First and foremost, it only reads .txt and .azw at the moment, the latter being Amazon's DRM'd file format. No RTF, no PDF, HTML only through the web browser. Second, because its ebook files are protected this way, you can't loan them to someone else or sell them when they're done. There's no used book market for the Kindle.
But I don't think either of those matter, because I doubt they'll actually last. Amazon has stated, obliquely at least, that the platform will open at some point to new applications--but it'll probably be hacked long before that. And there's a fundamental difference between DRM for text and for audio: with audio, stripping DRM often means losing data--burning to a CD and re-ripping, for example, is a lossy process--but stripping DRM off text can usually be done without losing anything. Books that I buy from Amazon will probably be convertible to something else, if I should ever need to do so, the same way that Microsoft's LIT format has now pretty much been cracked open.

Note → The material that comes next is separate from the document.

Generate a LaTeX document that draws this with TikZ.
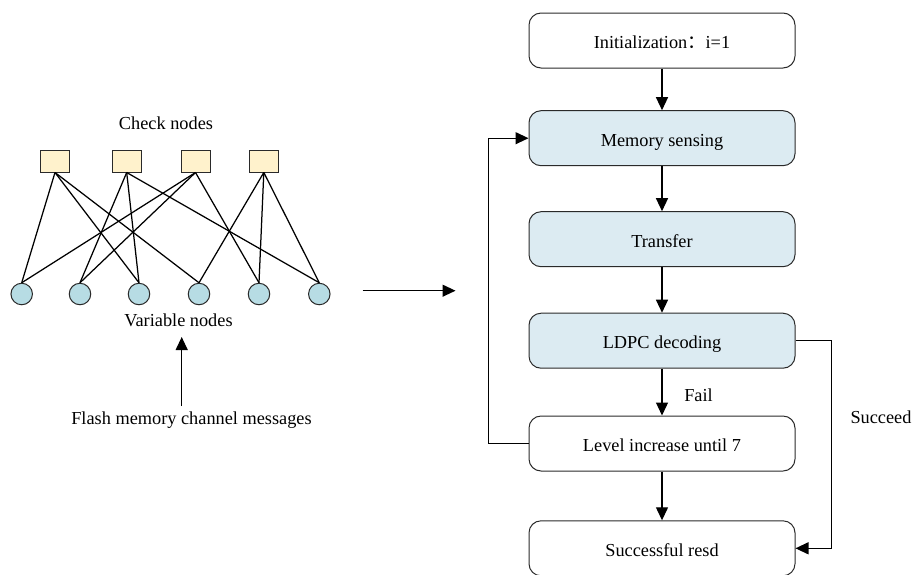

It's possible to freak out too much about DRM. The fanatics at Boing Boing, for example, recently had a hissy fit over Amazon's MP3 license, which (in theory) restricts resale. Were they planning on reselling MP3s? Could Amazon actually enforce that? Probably not, to both questions, but that's not stopping people from getting hysterical about it, even though the average user couldn't care less.
The draw of the Kindle, for me, is that I buy a lot of books, and I typically buy them from Amazon. The fact that Kindle is usually cheaper is nice, as is the fact that the books wouldn't take up physical space. Our apartment has a fair share of bookshelves, and they're overflowing at the moment. It would be nice not to have to worry about piling up more dead trees in our limited real estate.
And the free wireless network is also tempting. Despite my disagreement with both its general philosophy and content, you can kill a lot of time with Wikipedia. And an always-on cellular web browser, no matter how basic, is a pretty big value-add. When external applications make their way onto the Kindle--which, again, I think is pretty much near-certain, even if Amazon changes its mind and tries to stop them--it could be a really killer value.
Right now, the only deterrents are the lack of availability and the $400 price tag, and that's probably a good thing. I'd guess we're going to see the Kindle develop over the next 6 months to a year, until it reaches something more like its full potential. At which point I might actually be able to buy one.
All that said, as the title of the post hints, isn't a fire just about the last thing you want your book platform to evoke?